Commenting 10 years after

A few years back someone quoted an astonished stockbroker as saying that he hadn’t realized that the stock market could fall broadly. It hadn’t happened before in his career.

I’ve not had to search out 9/11 commentary. It turns up everywhere, and quite a bit of it is piffle. Pundits portentously write about "the day America lost its innocence" or "that changed the nation" or other grand statements. Since saying what everybody knows already doesn’t seem to warrant a pundit’s paycheck, they look for deeper meanings or twists and counter-intuitive conclusions: "Did Ben Laden win?" Short answer: No

A nation has no memory—it only has a history. People have memories, and many people watching the horrors had never seen war before—and for them it was a kind of loss of innocence. But not for the nation. It was not even close to the worst wartime calamity we’ve faced. The Civil War provides the stars for that prize hands down, and King Philip’s War is up pretty high on the list too (though technically we weren’t a nation at the time).

I am surprised how little has actually changed (except for air travel). Starting from the bizarre decision to cut taxes in the middle of a war and urging us to live normal consumer lives (or else the terrorists win), things go on as they have.

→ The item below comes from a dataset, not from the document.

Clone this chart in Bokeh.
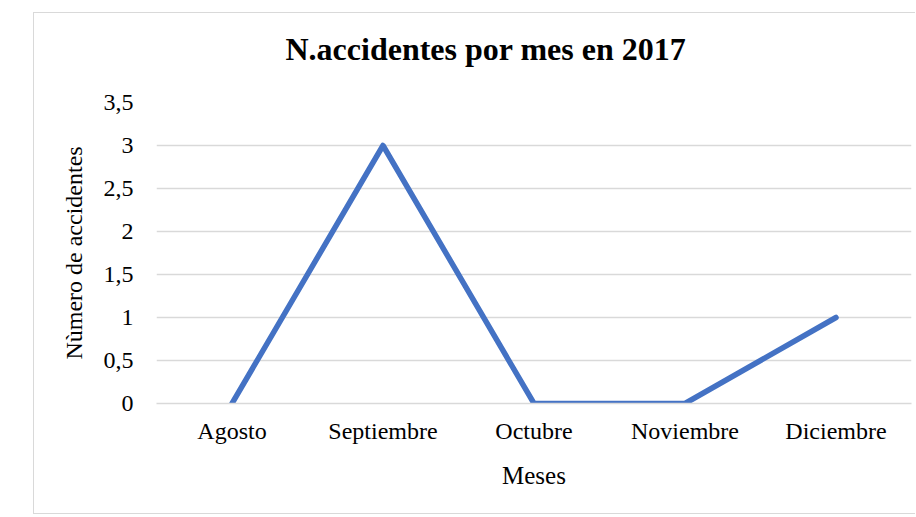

No sacrifices were necessary, uniting against the enemy didn’t last very long among the political partisans, and nobody seemed to keep any strategy in mind.

The follow-up attacks mostly failed, except for the "Muslim starts shooting people" variety. There’s no striking animosity towards Muslims in the US.

Perhaps it is good that there’s not much change—I don’t want animosity towards Muslims, though I think suspicion of anything and anyone funded by the Saudis is in order. (Lobbyists and imams both) I don’t think we could maintain a fever pitch of excitement for as long as this war is likely to take. This is going to be a long war, with intermittent campaigns and attempts to use proxies. I expect us to be pretty much out of Afghanistan within the year. Nation building isn’t working very well and the Pakistanis outmaneuvered us. And Iraq should keep winding down. But that doesn’t mean the war’s over. This isn’t going to be a war of tanks and jets, except sporadically(*)

But the absence of strategy is bad. We know what we want—not to be attacked by Muslim jihadists anymore—but not what needs to happen to achieve that. We snagged a lot of AlQaida, but it was only one instance. We scared the bejabbers out of a number of Muslim governments and from this distance it looks like they cracked down some, but that wasn’t going to last in any event, and the "Arab Spring" is reshaping governments in not always happy ways.

And there are still a couple of big holes in the ground in New York. Assume cleanup took a year: after 9 years we haven’t been able to make use of some prime real estate in one of the most important cities in the world. Something is broken here, and I don’t think it is Ben Laden’s doing.

(*) UPDATE: That prediction didn't work out very well, did it? We'd be a lot better off if it had.